Updated on 2024-08-16 GMT+08:00

MapReduce Java APIs

Common MapReduce APIs

Common classes in MapReduce are as follows:

  • org.apache.hadoop.mapreduce.Job: API for users to submit MapReduce jobs. It is used to set job parameters, submit jobs, control job execution, and query job status.
  • org.apache.hadoop.mapred.JobConf: configuration class of MapReduce jobs and a major configuration API for users to submit jobs to Hadoop.
Table 1 Common APIs of org.apache.hadoop.mapreduce.Job

Function

Description

Job(Configuration conf, String jobName), Job(Configuration conf)

Creates a MapReduce client for configuring job attributes and submitting a job.

setMapperClass(Class<extends Mapper> cls)

A core API used to specify the Mapper class of a MapReduce job. The Mapper class is empty by default. You can also configure mapreduce.job.map.class in mapred-site.xml.

setReducerClass(Class<extends Reducer> cls)

A core API used to specify the Reducer class of a MapReduce job.
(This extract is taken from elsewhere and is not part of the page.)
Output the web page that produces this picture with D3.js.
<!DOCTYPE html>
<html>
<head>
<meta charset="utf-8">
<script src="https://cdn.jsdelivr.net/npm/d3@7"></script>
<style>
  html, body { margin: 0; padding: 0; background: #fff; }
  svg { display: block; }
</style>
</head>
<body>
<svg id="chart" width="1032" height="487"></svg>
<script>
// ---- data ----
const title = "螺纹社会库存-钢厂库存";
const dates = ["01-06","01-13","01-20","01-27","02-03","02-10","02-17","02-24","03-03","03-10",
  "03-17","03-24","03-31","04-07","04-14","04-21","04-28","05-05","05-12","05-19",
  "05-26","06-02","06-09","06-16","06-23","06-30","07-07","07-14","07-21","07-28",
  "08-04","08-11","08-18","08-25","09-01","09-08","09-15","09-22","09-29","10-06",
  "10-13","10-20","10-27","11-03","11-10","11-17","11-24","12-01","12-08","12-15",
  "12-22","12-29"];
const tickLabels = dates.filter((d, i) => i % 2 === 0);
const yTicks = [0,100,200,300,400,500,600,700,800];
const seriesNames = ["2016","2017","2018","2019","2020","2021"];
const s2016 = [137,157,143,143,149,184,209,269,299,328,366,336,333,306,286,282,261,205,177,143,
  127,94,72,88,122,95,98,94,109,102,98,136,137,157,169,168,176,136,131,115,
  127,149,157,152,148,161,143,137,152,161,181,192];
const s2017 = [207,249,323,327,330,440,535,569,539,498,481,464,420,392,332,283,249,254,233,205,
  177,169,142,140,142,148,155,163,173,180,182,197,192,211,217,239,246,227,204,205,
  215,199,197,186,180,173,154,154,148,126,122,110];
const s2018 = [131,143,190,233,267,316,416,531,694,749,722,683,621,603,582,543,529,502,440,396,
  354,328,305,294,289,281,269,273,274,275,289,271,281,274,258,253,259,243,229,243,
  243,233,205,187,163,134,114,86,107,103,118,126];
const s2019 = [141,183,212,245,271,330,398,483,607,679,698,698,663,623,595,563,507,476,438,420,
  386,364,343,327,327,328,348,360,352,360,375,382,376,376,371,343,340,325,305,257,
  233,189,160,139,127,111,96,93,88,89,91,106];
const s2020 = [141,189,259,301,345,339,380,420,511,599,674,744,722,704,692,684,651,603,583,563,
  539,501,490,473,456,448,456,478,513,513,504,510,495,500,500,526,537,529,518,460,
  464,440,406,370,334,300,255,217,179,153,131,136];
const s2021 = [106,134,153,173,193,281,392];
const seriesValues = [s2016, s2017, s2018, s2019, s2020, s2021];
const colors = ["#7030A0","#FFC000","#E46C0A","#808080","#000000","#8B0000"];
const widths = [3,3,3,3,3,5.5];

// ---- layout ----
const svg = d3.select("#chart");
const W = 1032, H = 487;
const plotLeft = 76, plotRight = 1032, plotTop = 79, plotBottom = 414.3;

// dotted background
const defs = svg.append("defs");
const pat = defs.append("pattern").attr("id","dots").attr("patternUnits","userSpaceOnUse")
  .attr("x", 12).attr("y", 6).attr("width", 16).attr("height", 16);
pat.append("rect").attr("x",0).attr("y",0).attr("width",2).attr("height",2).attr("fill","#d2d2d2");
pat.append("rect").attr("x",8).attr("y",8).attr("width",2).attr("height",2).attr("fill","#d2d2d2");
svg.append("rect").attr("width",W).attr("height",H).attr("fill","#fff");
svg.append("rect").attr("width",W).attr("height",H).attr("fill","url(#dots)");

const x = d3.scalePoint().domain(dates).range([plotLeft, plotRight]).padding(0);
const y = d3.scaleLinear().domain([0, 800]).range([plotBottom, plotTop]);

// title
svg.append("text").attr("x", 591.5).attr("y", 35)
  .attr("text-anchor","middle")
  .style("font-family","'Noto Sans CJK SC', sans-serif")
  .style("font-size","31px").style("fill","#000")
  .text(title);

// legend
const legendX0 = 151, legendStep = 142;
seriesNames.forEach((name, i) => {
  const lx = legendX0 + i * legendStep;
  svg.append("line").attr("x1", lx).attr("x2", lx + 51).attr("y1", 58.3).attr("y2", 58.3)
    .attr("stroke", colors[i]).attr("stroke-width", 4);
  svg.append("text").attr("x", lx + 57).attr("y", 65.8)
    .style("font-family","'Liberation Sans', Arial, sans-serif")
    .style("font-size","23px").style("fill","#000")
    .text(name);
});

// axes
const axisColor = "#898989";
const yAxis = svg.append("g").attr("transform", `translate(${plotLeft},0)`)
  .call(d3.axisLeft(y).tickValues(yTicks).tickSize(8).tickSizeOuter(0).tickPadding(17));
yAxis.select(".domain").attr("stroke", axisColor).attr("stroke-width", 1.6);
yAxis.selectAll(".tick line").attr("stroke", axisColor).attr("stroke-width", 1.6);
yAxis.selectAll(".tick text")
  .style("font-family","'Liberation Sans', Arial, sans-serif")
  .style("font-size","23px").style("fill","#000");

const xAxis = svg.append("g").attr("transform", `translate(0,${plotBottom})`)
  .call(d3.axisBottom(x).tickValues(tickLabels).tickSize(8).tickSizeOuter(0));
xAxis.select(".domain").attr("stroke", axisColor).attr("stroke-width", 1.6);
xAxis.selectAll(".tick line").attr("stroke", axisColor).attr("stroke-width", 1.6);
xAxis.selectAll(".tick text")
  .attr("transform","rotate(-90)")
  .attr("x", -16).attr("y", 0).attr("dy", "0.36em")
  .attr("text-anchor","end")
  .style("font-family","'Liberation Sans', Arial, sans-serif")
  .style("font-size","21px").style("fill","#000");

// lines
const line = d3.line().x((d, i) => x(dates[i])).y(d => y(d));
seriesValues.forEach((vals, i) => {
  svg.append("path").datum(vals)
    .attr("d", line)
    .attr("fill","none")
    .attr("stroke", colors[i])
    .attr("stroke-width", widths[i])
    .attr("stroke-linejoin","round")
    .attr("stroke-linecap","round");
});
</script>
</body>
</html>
The Reducer class is empty by default. You can also configure mapreduce.job.reduce.class in mapred-site.xml.

setCombinerClass(Class<extends Reducer> cls)

Specifies the Combiner class of a MapReduce job. The Combiner class is empty by default. You can also configure mapreduce.job.combine.class in mapred-site.xml. The Combiner class can be used only when the input and output key and value types of the reduce task are the same.
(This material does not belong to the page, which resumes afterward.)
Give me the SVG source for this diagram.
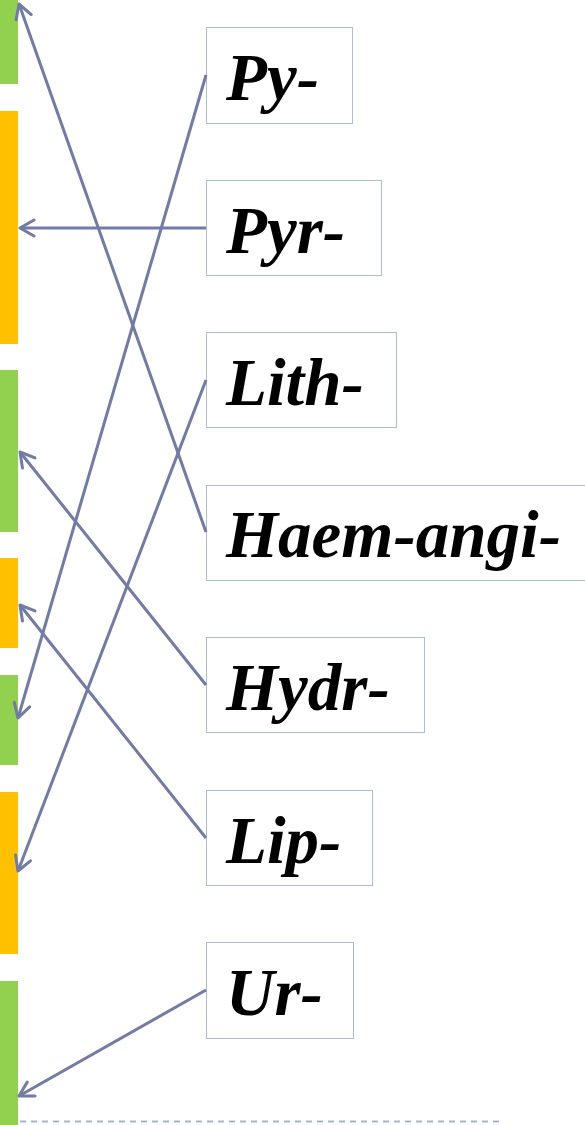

setInputFormatClass(Class<extends InputFormat> cls)

A core API used to specify the InputFormat class of a MapReduce job. The default InputFormat class is TextInputFormat. You can also configure mapreduce.job.inputformat.class in mapred-site.xml. This API can be used to specify the InputFormat class for processing data in different formats, reading data, and splitting data into data blocks.

setJarByClass(Class< > cls)

A core API used to specify the local location of the JAR file of a class. Java uses the class file to find the JAR file, which is uploaded to HDFS.

setJar(String jar)

Specifies the local location of the JAR file of a class. You can directly set the location of a JAR file, which is uploaded to HDFS. Use either setJar(String jar) or setJarByClass(Class< > cls). You can also configure mapreduce.job.jar in mapred-site.xml.
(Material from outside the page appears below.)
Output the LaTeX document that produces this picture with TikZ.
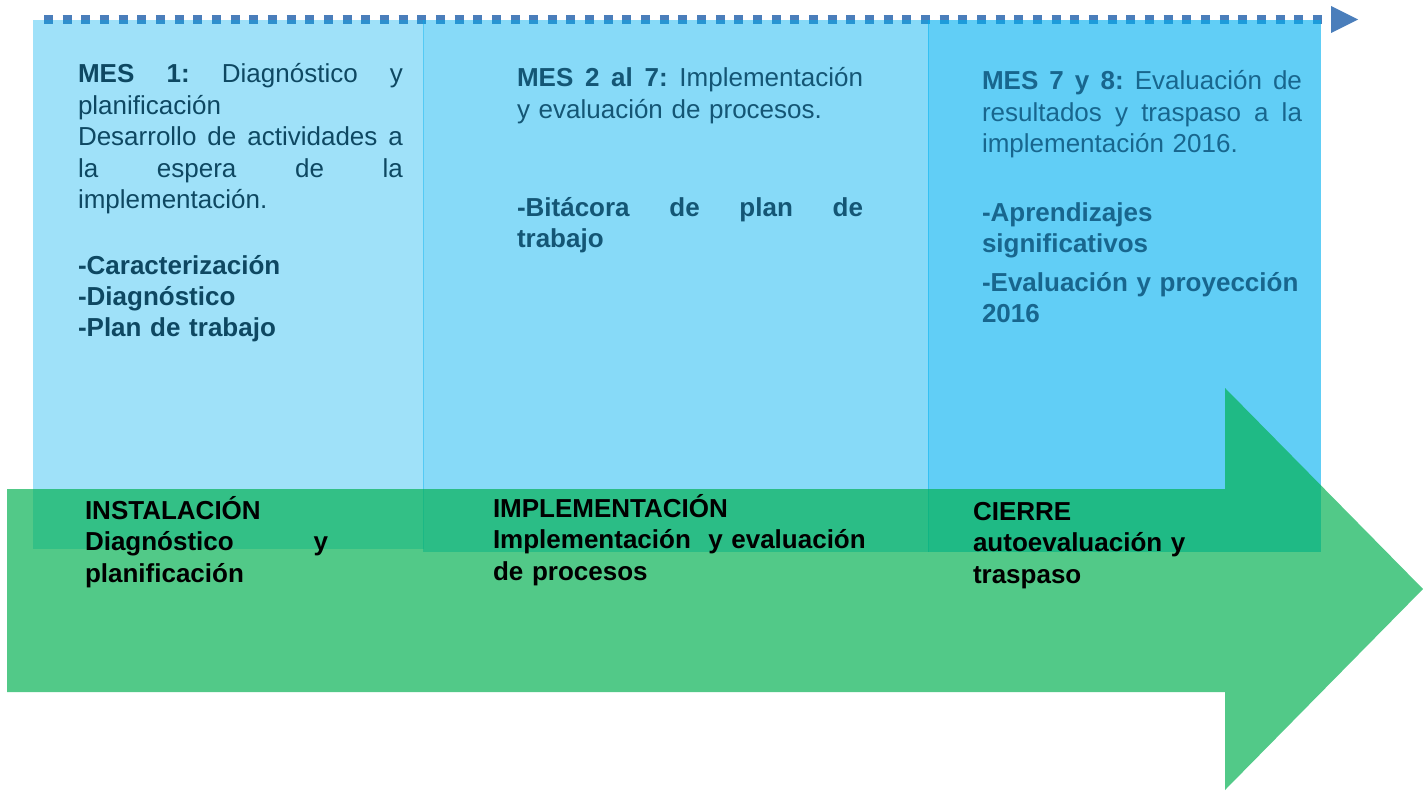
\documentclass[tikz,border=0pt]{standalone}
\usepackage{fontspec}
\setmainfont{Liberation Sans}
\definecolor{sky}{RGB}{0,176,240}
\definecolor{officegreen}{RGB}{0,176,80}
\definecolor{dotblue}{RGB}{74,126,187}
\definecolor{txtA}{RGB}{14,72,98}
\definecolor{txtB}{RGB}{20,86,117}
\definecolor{txtC}{RGB}{24,102,142}
\newcommand{\jline}[1]{\leavevmode\hbox to \hsize{#1}}
\newcommand{\topstrut}{\rule{0pt}{26pt}}
\begin{document}
\begin{tikzpicture}[x=1pt,y=-1pt,
  phasetext/.style={anchor=north west, inner sep=0pt, outer sep=0pt, align=left,
    font=\fontsize{26}{31.5}\selectfont},
  listtext/.style={phasetext, font=\fontsize{26}{31}\selectfont\bfseries},
  bottomtext/.style={phasetext, text=black, font=\fontsize{26}{31.5}\selectfont\bfseries},
  dotline/.style={draw=dotblue, line width=9pt, dash pattern=on 9pt off 9.66pt},
  column/.style={fill=sky, draw=none},
  bigarrow/.style={fill=officegreen, fill opacity=0.68, draw=none}]
\useasboundingbox (0,0) rectangle (1423,791);

% dotted timeline with arrowhead
\coordinate (dstart) at (44,19.5);
\coordinate (dend) at (1322,19.5);
\draw[dotline] (dstart) -- (dend);
\fill[dotblue] (1331,6) -- (1358,19.5) -- (1331,33) -- cycle;

% columns
\fill[column, fill opacity=0.375] (33,20) rectangle (424,549);
\fill[column, fill opacity=0.47] (423,20) rectangle (929,552);
\fill[column, fill opacity=0.62] (928,20) rectangle (1321,552);

% big green arrow
\fill[bigarrow] (7,489) -- (1225,489) -- (1225,388) -- (1423,589)
  -- (1225,790) -- (1225,692) -- (7,692) -- cycle;

% column 1
\node[phasetext, text=txtA, text width=325pt] (m1) at (78,57) {%
  \jline{\topstrut\textbf{MES}\hfill\textbf{1:}\hfill Diagnóstico\hfill y}\\
  planificación\\
  \jline{Desarrollo\hfill de\hfill actividades\hfill a}\\
  \jline{la\hfill espera\hfill de\hfill la}\\
  implementación.};
\node[listtext, text=txtA, text width=325pt] (l1) at (78,249) {%
  \topstrut-Caracterización\\
  -Diagnóstico\\
  -Plan de trabajo};

% column 2
\node[phasetext, text=txtB, text width=346pt] (m2) at (517,61) {%
  \jline{\topstrut\textbf{MES}\hfill\textbf{2}\hfill\textbf{al}\hfill\textbf{7:}\hfill Implementación}\\
  y evaluación de procesos.};
\node[listtext, text=txtB, text width=346pt] (l2) at (517,191) {%
  \jline{\topstrut-Bitácora\hfill de\hfill plan\hfill de}\\
  trabajo};

% column 3
\node[phasetext, text=txtC, text width=320pt] (m3) at (982,64) {%
  \jline{\topstrut\textbf{MES}\hfill\textbf{7}\hfill\textbf{y}\hfill\textbf{8:}\hfill Evaluación\hfill de}\\
  \jline{resultados\hfill y\hfill traspaso\hfill a\hfill la}\\
  implementación 2016.};
\node[listtext, text=txtC, text width=320pt] (l3a) at (982,196) {%
  \topstrut-Aprendizajes\\
  significativos};
\node[listtext, text=txtC, text width=320pt] (l3b) at (982,266) {%
  \topstrut-Evaluación y proyección\\
  2016};

% bottom labels
\node[bottomtext, text width=243pt] (b1) at (85,493) {%
  \topstrut INSTALACIÓN\\
  \jline{Diagnóstico\hfill y}\\
  planificación};
\node[bottomtext, text width=380pt] (b2) at (493,491) {%
  \topstrut IMPLEMENTACIÓN\\
  Implementación\ \ y evaluación\\
  de procesos};
\node[bottomtext, text width=300pt] (b3) at (973,494) {%
  \topstrut CIERRE\\
  autoevaluación y\\
  traspaso};
\end{tikzpicture}
\end{document}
setOutputFormatClass(Class<extends OutputFormat> theClass)

A core API used to specify the OutputFormat class of a MapReduce job. The default OutputFormat class is TextOutputFormat. You can also configure mapred.output.format.class in mapred-site.xml, and specify the data format for the output. In the default TextOutputFormat, each key and value are recorded in text. OutputFormat is not specified usually.

setOutputKeyClass(Class< > theClass)

A core API used to specify the output key type of a MapReduce job. You can also configure mapreduce.job.output.key.class in mapred-site.xml.

setOutputValueClass(Class< > theClass)

A core API used to specify the output value type of a MapReduce job. You can also configure mapreduce.job.output.value.class in mapred-site.xml.

setPartitionerClass(Class<extends Partitioner> theClass)

Specifies the Partitioner class of a MapReduce job. You can also configure mapred.partitioner.class in mapred-site.xml. This method is used to allocate Map output results to a Reduce class. HashPartitioner is used by default, and evenly allocates the key-value pairs of a Map task. For example, in HBase applications, different key-value pairs belong to different regions. In this case, you must specify the Partitioner class to allocate Map output results.

setSortComparatorClass(Class<extends RawComparator> cls)

Specifies the compression class for output results of a Map task. Compression is not implemented by default. You can also configure mapreduce.map.output.compress and mapreduce.map.output.compress.codec in mapred-site.xml. You can compress intermediate data for transmission to lighten network pressure when the Map task outputs a large amount of data.

setPriority(JobPriority priority)

Specifies the priority of a MapReduce job. Five priorities can be set: VERY_HIGH, HIGH, NORMAL, LOW, and VERY_LOW. The default priority is NORMAL. You can also configure mapreduce.job.priority in mapred-site.xml.

Table 2 Common APIs of org.apache.hadoop.mapred.JobConf

Method

Description

setNumMapTasks(int n)

A core API used to specify the number of Map tasks in a MapReduce job. You can also configure mapreduce.job.maps in mapred-site.xml.

NOTE:

The InputFormat class controls the number of Map tasks. Ensure that the InputFormat class allows the number of Map tasks to be set on the client.

setNumReduceTasks(int n)

A core API used to specify the number of Reduce tasks in a MapReduce job. Only one Reduce task is started by default. You can also configure mapreduce.job.reduces in mapred-site.xml. The number of Reduce tasks is controlled by users. In most cases, the number of Reduce tasks is one-fourth the number of Map tasks.

setQueueName(String queueName)

Specifies the queue where a MapReduce job is submitted. The default queue is used by default. You can also configure mapreduce.job.queuename in mapred-site.xml.